I’m actually running out of pans, so I had to resort to the nonstick pizza pan to keep the flow of tomatoes going. This batch is not peeled, seeded, or anything! Just really ripe and hefty romas/plums, with olive oil, sea salt, pepper, and a mix of a little thyme, rosemary, and summer savory. One of the other trays included two heads of garlic, treated the same way. These stayed in the oven at 250 for about four to five hours, and sometimes you have to remove the littlest tomatoes if they get too wrinkly. For this batch, I still want some moisture in there.
To make soup out of these, I put a bunch of the roasted tomatoes into a medium pot with water or light broth (not stock) to cover.

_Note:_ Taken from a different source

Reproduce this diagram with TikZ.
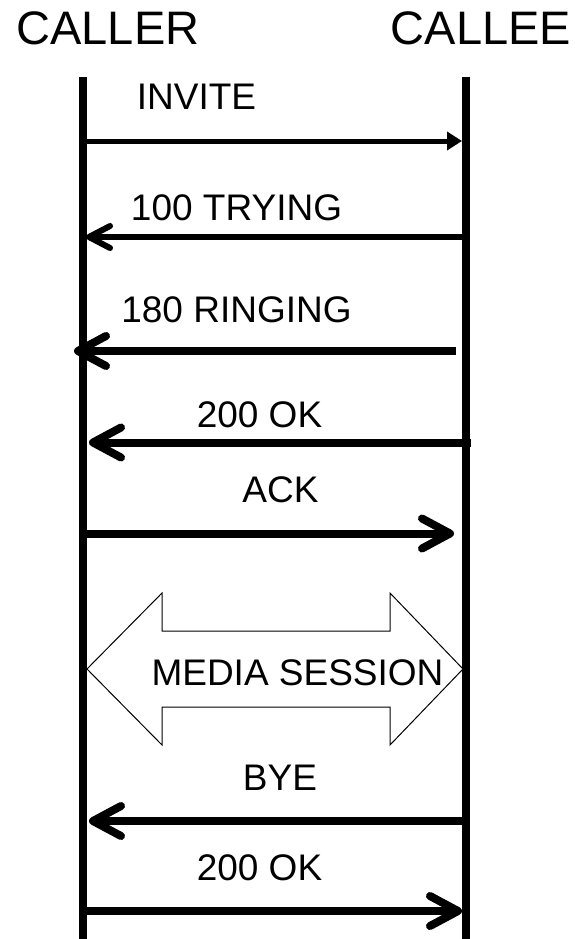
\documentclass[tikz,border=0pt]{standalone}
\usepackage{fontspec}
\setmainfont{Liberation Sans}
\usetikzlibrary{arrows.meta}
\begin{document}
\begin{tikzpicture}[x=1pt,y=-1pt,
  head/.style={inner sep=0pt,anchor=base,font=\fontsize{47}{50}\selectfont},
  lbl/.style={inner sep=0pt,anchor=base,font=\fontsize{37}{40}\selectfont},
  lifeline/.style={line width=8pt},
  msg/.style={line width=8pt,-{Straight Barb[length=28pt,width=30pt,round]}},
  thinmsg/.style={line width=6pt,-{Straight Barb[length=21pt,width=22pt,round]}},
  invmsg/.style={line width=5pt,-{Triangle[length=15pt,width=18pt]}},
  media/.style={line width=1pt,fill=white,line join=miter}]
\useasboundingbox (0,0) rectangle (575,939);
% headers
\node[head] (caller) at (108,45) {CALLER};
\node[head] (callee) at (481,45) {CALLEE};
% lifelines
\coordinate (lt) at (82.5,77);
\coordinate (lb) at (82.5,939);
\coordinate (rt) at (465.5,77);
\coordinate (rb) at (465.5,939);
\draw[lifeline] (lt) -- (lb);
\draw[lifeline] (rt) -- (rb);
% INVITE
\node[lbl] (tinv) at (196.5,110) {INVITE};
\coordinate (inv1) at (86,141);
\coordinate (inv2) at (462,141);
\draw[invmsg] (inv1) -- (inv2);
% 100 TRYING
\node[lbl] (ttry) at (236.5,220.5) {100 TRYING};
\coordinate (try1) at (462,237);
\coordinate (try2) at (86,237);
\draw[thinmsg] (try1) -- (try2);
% 180 RINGING
\node[lbl] (tring) at (236.5,322) {180 RINGING};
\coordinate (ring1) at (456,351);
\coordinate (ring2) at (74,351);
\draw[msg] (ring1) -- (ring2);
% 200 OK
\node[lbl] (tok1) at (259.5,427) {200 OK};
\coordinate (ok1a) at (471,442.5);
\coordinate (ok1b) at (89,442.5);
\draw[msg] (ok1a) -- (ok1b);
% ACK
\node[lbl] (tack) at (280.5,502) {ACK};
\coordinate (ack1) at (87,533.5);
\coordinate (ack2) at (454,533.5);
\draw[msg] (ack1) -- (ack2);
% MEDIA SESSION
\draw[media] (87,669) -- (162,593) -- (162,631) -- (390,631) -- (390,593)
  -- (463,669) -- (390,745) -- (390,707) -- (162,707) -- (162,745) -- cycle;
\node[lbl] (tmedia) at (297.5,685) {MEDIA SESSION};
% BYE
\node[lbl] (tbye) at (280,790) {BYE};
\coordinate (bye1) at (463,821);
\coordinate (bye2) at (89,821);
\draw[msg] (bye1) -- (bye2);
% 200 OK
\node[lbl] (tok2) at (259.5,880) {200 OK};
\coordinate (ok2a) at (87,911);
\coordinate (ok2b) at (462,911);
\draw[msg] (ok2a) -- (ok2b);
\end{tikzpicture}
\end{document}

Squeeze some of the softened garlic out of its papery covers, and add a big shallot. Bring to a boil and simmer about fifteen minutes, and then puree. It won’t be silky smooth unless you’ve removed the seeds and skins in advance, but the rustic texture doesn’t bother me in the least. You can gild the lily with cream or milk, but it’s not necessary; the sweetness of the tomatoes and the deep garlic flavor is enough for me.
Um, speaking of gilding the lily. There’s smoked Gouda and some cilantro on there. Good thing my grilled cheese are tiny little things.
Two more ways to get that box emptied: Tomato puree, which I keep in a flat freezer bag. Because it makes a nice flat hard block, it’s easy to break off chunks of it to throw into vegetable soup (edit: oooh, or a vegetable curry!) over the winter, and we eat a lot of that here. You can pour it into an ice cube tray, too. Finally, I’m doing two triple batches of marinara. I KNOW. But one of them is this one from Bella Eats, with bacon and garlic. I can cook two pots of marinara while more tomatoes slow-roast in the oven. The freezer will be groaning by the time I’m done, but I’m pretty sure that’s the only complaint I’ll hear.